現在、結論を出すことができるのはゼレンスキー(とその政権のメンバー)とそれをバックアップしているアメリカでしかありません。その仕組みを正しく伝えない限り、ロシア側のプロパガンダが蔓延しているジャップランドで、まず現状を国民が咀嚼することもできないでしょう。ウソを言っているわけですから、かえってノイズになっています。


冒頭に書いたドキュメンタリー然り、再三不満を述べている専門家陣も、内容がプロが提供するものとしては非常に稚拙です。少しでも勇気を出して、本当のことを日本人のために発信してくれる方が現れることを一国民として強く期待し続けようと思います。


今一番大事なのはウクライナという国のために命を掛けて戦い、残念ながら亡くなってしまった方たちの死を犬死ににしないことです。全ての死を意味あるものとして未来につなげていく必要があります。これに関しては、当事者のウクライナ人ではなくても、世界の人にもやれることがあるはずです。それを、一日の生活の中で、一人ひとりが考えて行くことが重要ではないでしょうか。


変に役割をとうに終えているレガシーメディアに噛みついたとしても、正義の見方を装った銭ゲバ野郎を批判したとしても、何がどうなるということはありませんが、この場合、沈黙は同意と同じです。本稿をご覧になった方のうち、お一人でもメディアのおかしさに気づき、現地で恐怖の中、日々暮らしているウクライナの方に思いを寄せて頂けるのであれば、拙文の意味もあるというものです。


*2023年02月26日追記:

専門家筋で「ロシアももちろん悪いけど、ウクライナ汚職ガー」とほざいている人が複数見受けられます。Twitterでもそういう論調は一定数の勢力を有しているようです。

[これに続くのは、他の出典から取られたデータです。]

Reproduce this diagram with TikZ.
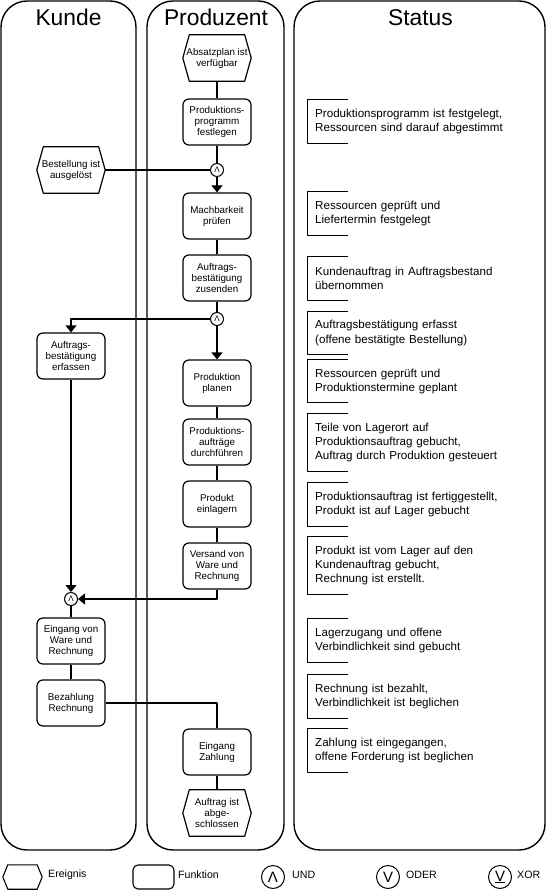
\documentclass[tikz,border=0pt]{standalone}
\usepackage{fontspec}
\setmainfont{Liberation Sans}
\usetikzlibrary{arrows.meta}
\begin{document}
\begin{tikzpicture}[x=1pt,y=-1pt, line join=round,
 lane/.style={draw, line width=1.4pt, rounded corners=26pt},
 title/.style={font=\fontsize{22.8}{26}\selectfont, anchor=base, inner sep=0pt},
 fn/.style={draw, line width=1.2pt, rounded corners=6pt, minimum width=68pt, minimum height=46pt, align=center, font=\fontsize{9.8}{11}\selectfont, inner sep=1pt},
 ev/.style={minimum width=68pt, minimum height=46pt, align=center, font=\fontsize{9.8}{11}\selectfont, inner sep=1pt},
 con/.style={draw, circle, line width=1pt, minimum size=13pt, inner sep=0pt, fill=white, font=\fontsize{8}{8}\selectfont},
 st/.style={anchor=west, align=left, inner xsep=8pt, inner ysep=0pt, font=\fontsize{11.6}{14}\selectfont, text width=220pt},
 ln/.style={line width=1.2pt},
 arr/.style={ln, -{Triangle[width=11pt,length=7pt]}},
 lgtext/.style={anchor=west, inner sep=0pt, font=\fontsize{10.6}{12}\selectfont},
 lgcon/.style={draw, circle, line width=1pt, minimum size=23pt, inner sep=0pt, font=\fontsize{15}{15}\selectfont},
]
\useasboundingbox (0,0) rectangle (547,890);

% lanes
\draw[lane] (1,1) rectangle (136,850);
\draw[lane] (147,1) rectangle (284,850);
\draw[lane] (294,1) rectangle (545,850);
\node[title] (tk) at (68.5,26) {Kunde};
\node[title] (tp) at (216,26) {Produzent};
\node[title] (ts) at (420.5,26) {Status};

% Produzent
\node[ev] (p_abs) at (217,58) {Absatzplan ist\\verfügbar};
\node[fn] (p_prog) at (217,122) {Produktions-\\programm\\festlegen};
\node[con] (and1) at (217,170) {Λ};
\node[fn] (p_mach) at (217,216) {Machbarkeit\\prüfen};
\node[fn] (p_best) at (217,278) {Auftrags-\\bestätigung\\zusenden};
\node[con] (and2) at (217,319) {Λ};
\node[fn] (p_plan) at (217,383) {Produktion\\planen};
\node[fn] (p_dur) at (217,442) {Produktions-\\aufträge\\durchführen};
\node[fn] (p_einl) at (217,504) {Produkt\\einlagern};
\node[fn] (p_vers) at (217,566) {Versand von\\Ware und\\Rechnung};
\node[fn] (p_zahl) at (217,752) {Eingang\\Zahlung};
\node[ev] (p_abg) at (217,813) {Auftrag ist\\abge-\\schlossen};

% Kunde
\node[ev] (k_best) at (71,170) {Bestellung ist\\ausgelöst};
\node[fn] (k_erf) at (71,356) {Auftrags-\\bestätigung\\erfassen};
\node[con] (and3) at (71,599) {Λ};
\node[fn] (k_eing) at (71,641) {Eingang von\\Ware und\\Rechnung};
\node[fn] (k_bez) at (71,703) {Bezahlung\\Rechnung};

% event hexagons
\foreach \n in {p_abs,p_abg,k_best}
  \draw[line width=1.2pt] ([xshift=6.5pt]\n.north west) -- ([xshift=-6.5pt]\n.north east) -- (\n.east)
    -- ([xshift=-6.5pt]\n.south east) -- ([xshift=6.5pt]\n.south west) -- (\n.west) -- cycle;

% connectors
\draw[ln] (p_abs) -- (p_prog);
\draw[ln] (p_prog) -- (and1);
\draw[ln] (k_best) -- (and1);
\draw[arr] (and1) -- (p_mach);
\draw[ln] (p_mach) -- (p_best);
\draw[ln] (p_best) -- (and2);
\draw[arr] (and2) -| (k_erf);
\draw[arr] (and2) -- (p_plan);
\draw[ln] (p_plan) -- (p_dur);
\draw[ln] (p_dur) -- (p_einl);
\draw[ln] (p_einl) -- (p_vers);
\draw[arr] (k_erf) -- (and3);
\draw[arr] (p_vers) |- (and3);
\draw[ln] (and3) -- (k_eing);
\draw[ln] (k_eing) -- (k_bez);
\draw[ln] (k_bez) -| (p_zahl);
\draw[ln] (p_zahl) -- (p_abg);

% status
\node[st, minimum height=43pt] (s1) at (307,121.5) {Produktionsprogramm ist festgelegt,\\Ressourcen sind darauf abgestimmt};
\node[st, minimum height=43pt] (s2) at (307,213.5) {Ressourcen geprüft und\\Liefertermin festgelegt};
\node[st, minimum height=43pt] (s3) at (307,278.5) {Kundenauftrag in Auftragsbestand\\übernommen};
\node[st, minimum height=42pt] (s4) at (307,333) {Auftragsbestätigung erfasst\\(offene bestätigte Bestellung)};
\node[st, minimum height=42pt] (s5) at (307,381) {Ressourcen geprüft und\\Produktionstermine geplant};
\node[st, minimum height=57pt] (s6) at (307,442.5) {Teile von Lagerort auf\\Produktionsauftrag gebucht,\\Auftrag durch Produktion gesteuert};
\node[st, minimum height=43pt] (s7) at (307,504.5) {Produktionsauftrag ist fertiggestellt,\\Produkt ist auf Lager gebucht};
\node[st, minimum height=57pt] (s8) at (307,565.5) {Produkt ist vom Lager auf den\\Kundenauftrag gebucht,\\Rechnung ist erstellt.};
\node[st, minimum height=43pt] (s9) at (307,640.5) {Lagerzugang und offene\\Verbindlichkeit sind gebucht};
\node[st, minimum height=43pt] (s10) at (307,696.5) {Rechnung ist bezahlt,\\Verbindlichkeit ist beglichen};
\node[st, minimum height=43pt] (s11) at (307,750.5) {Zahlung ist eingegangen,\\offene Forderung ist beglichen};
\foreach \n in {s1,s2,s3,s4,s5,s6,s7,s8,s9,s10,s11}
  \draw[line width=1pt] ([xshift=41pt]\n.north west) -- (\n.north west) -- (\n.south west) -- ([xshift=41pt]\n.south west);

% legend
\node[minimum width=39pt, minimum height=24pt, inner sep=0pt] (lg_e) at (22.5,877) {};
\draw[line width=1.1pt] ([xshift=5pt]lg_e.north west) -- ([xshift=-5pt]lg_e.north east) -- (lg_e.east)
    -- ([xshift=-5pt]lg_e.south east) -- ([xshift=5pt]lg_e.south west) -- (lg_e.west) -- cycle;
\node[lgtext] (lg_et) at (48,875) {Ereignis};
\node[draw, line width=1.1pt, rounded corners=5pt, minimum width=41pt, minimum height=24pt, inner sep=0pt] (lg_f) at (153.5,877) {};
\node[lgtext] (lg_ft) at (178,875) {Funktion};
\node[lgcon] (lg_u) at (273,877) {Λ};
\node[lgtext] (lg_ut) at (292,875) {UND};
\node[lgcon] (lg_o) at (388,877) {V};
\node[lgtext] (lg_ot) at (406,875) {ODER};
\node[lgcon] (lg_x) at (500,877) {\underline{V}};
\node[lgtext] (lg_xt) at (517,875) {XOR};
\end{tikzpicture}
\end{document}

ですが、戦後ほぼ一党独裁の体制を許容し、反対勢力はもっとクソ、その独裁政党の政治家のほとんどは親中かつアメリカのポチ、官僚は中抜きしまくり、一番まともそうな政治家は射殺される、某国に同胞が拉致されたとしても誰も関心を持たない、の国の人間がどのツラ下げて、ウクライナを批判できるのでしょうか?冗談もほどほどにしてほしいです。

ちなみに、近年のウクライナはまだ共産主義時代のような汚職(というか賄賂というかバクシーシ的な慣習というか)は残っていますが、行政をどんどんデジタル化しており、汚職が入る隙間が急激に減ってきています。自分はそれを実際に見て、その進むべき方向の正しさに感心しました。